The anger was back in full force this week as the Steelers sacked Jackson five times and allowed only 31 yards rushing. It was a defensive performance much more reminiscent of recent vintages. It was a cleansing performance, a purge of pent-up emotion and aggression that comes from losing to your division rival by four touchdowns.

"It was appropriate, given how we performed and played a week ago," coach Mike Tomlin said.

But the Steelers defense is downplaying Sunday's return to form because it understands that it isn't enough to put the talk of being too old to rest.

"We're going to take criticism all year," Woodley said. "Everybody is going to talk about that one game no matter how many games we win up until we play them again. So that's always going to be the talk for the rest of the year."

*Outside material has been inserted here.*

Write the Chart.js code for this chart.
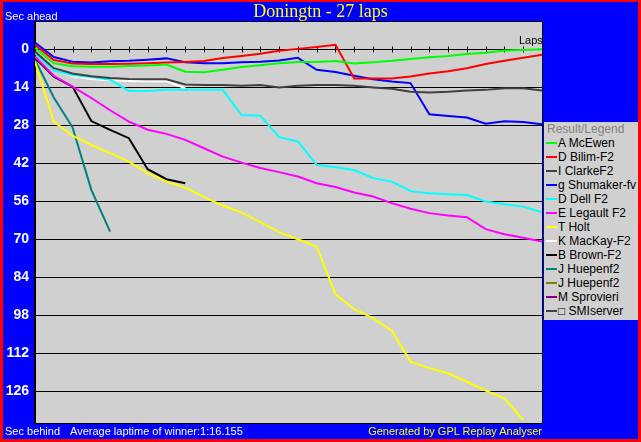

Perhaps last week's loss to Baltimore really was an anomaly, a perfect storm of being ill-prepared and playing an opponent that put everything into winning that one game. While Woodley expects the team's age to remain a topic of conversation until the Nov. 6 rematch with Baltimore at Heinz Field, that talk should ease up, at least for a week, after the team's stellar performance against Seattle.

Two weeks into the season is a bit too early to be drawing any conclusions about the Steelers defense, or any defense. But for this week anyway, the Steelers defense proved it could still dominate. Just don't tell the Steelers that. They seem to be cultivating the anger that grew out of this past week's criticism and realize they have a long way to go before the stench of Week 1's abysmal performance is finally wiped away.

"That stink will be with us for about halfway through the season," Foote said.

But that "stink" will likely be fueling the Steelers defense for much longer.